Entre mars et mai 2024, deux semaines seront consacrées à la simulation de pannes : coupures de courant, événements météo qui décalent une épreuve, etc. Mis bout à bout, cela représente 250 000 heures de travail.
Deux centres des opérations, un service desk
Durant la compétition, le Technology Operation Center (TOC) – situé au siège de Paris 2024 à Saint-Denis en Île-de-France – servira de « centre de commandes et de contrôle technologique ». Il ouvrira dès le 12 juin 2023. Au plus fort de la compétition, 300 personnes en provenance des rangs du CIO, du COJOP, d’Atos et des autres partenaires technologiques assureront la supervision et l’intervention sur les incidents de niveau 2 et 3. Les équipes cyber d’Atos qui rejoindront le TOC sont déjà à l’œuvre. Étant donné que lors des JO de Tokyo 2020, le fournisseur a enregistré plus de 800 événements de sécurité par seconde, il s’agit d’abord d’identifier les menaces. « Nous analysons le Web et le Dark Web à la recherche de discussions ou d’attaques en cours », signale Christophe Thivet. « Dans un même temps, nous déployons les systèmes de protection et gérons la gouvernance ». Le SOC qui rejoindra le TOC est déjà activé. « Nous voyons bien que nos systèmes sont scannés en permanence par les cyberattaquants », ajoute Bruno Marie-Rose. « Les tentatives de phishing sont déjà en forte hausse ».
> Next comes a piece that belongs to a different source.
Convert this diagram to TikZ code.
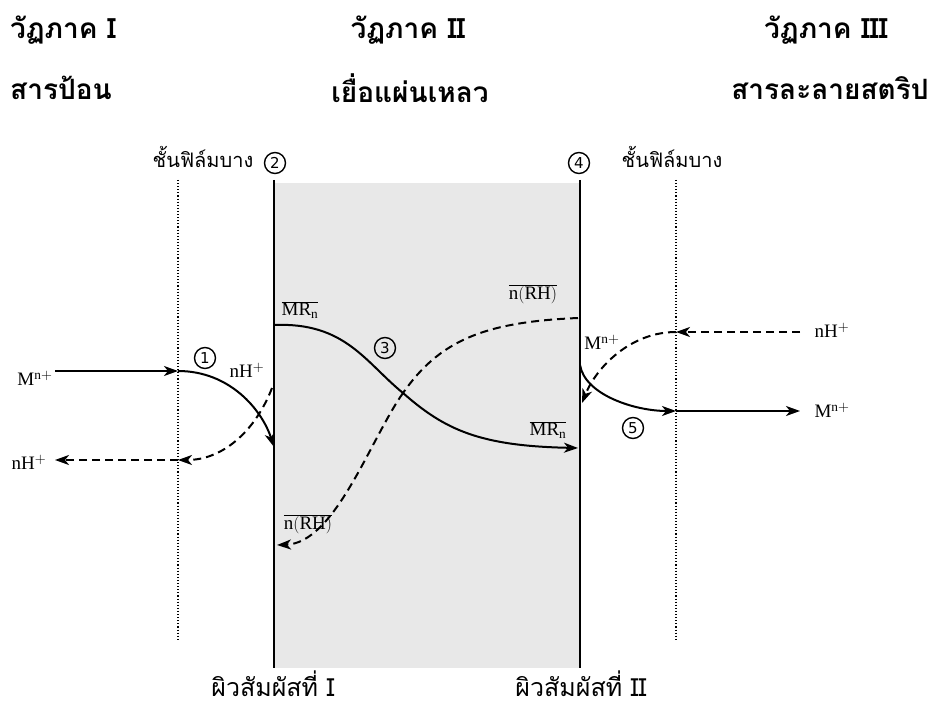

Le Technology Operation Center a un petit frère espagnol : le Central Technology Operation Center (CTOC). Installé à Barcelone, il fournira une assistance à distance aux équipes du TOC. Selon Atos, il réunira « des responsables des opérations, de l’architecture, de la sécurité, de l’infrastructure et des données ». Plus de 80 ingénieurs et opérateurs y travailleront pour maintenir en condition les applications critiques.
Il y aura également un service desk pour accueillir les demandes des athlètes, du personnel et des personnes accréditées. Deux centres de contacts seront sollicités à Tenerife, en Espagne, et à Casablanca, au Maroc. Les organisateurs s’attendent à ce que le service desk reçoive 180 000 appels pendant le temps des Jeux. « Environ 25 000 utilisateurs seront en mesure d’appeler le service desk », informe Christophe Thivet.
La coordination des humains, des processus et des outils sera mise à l’épreuve, insiste Nacho Moros.
À moins de 455 jours du début de la compétition, « la moitié des membres des équipes IT ont déjà vécu l’organisation des JO. Il faut que l’autre moitié monte en compétence et que nous réussissions à recruter davantage », lance Bruno Marie-Rose en forme d’appel à participation.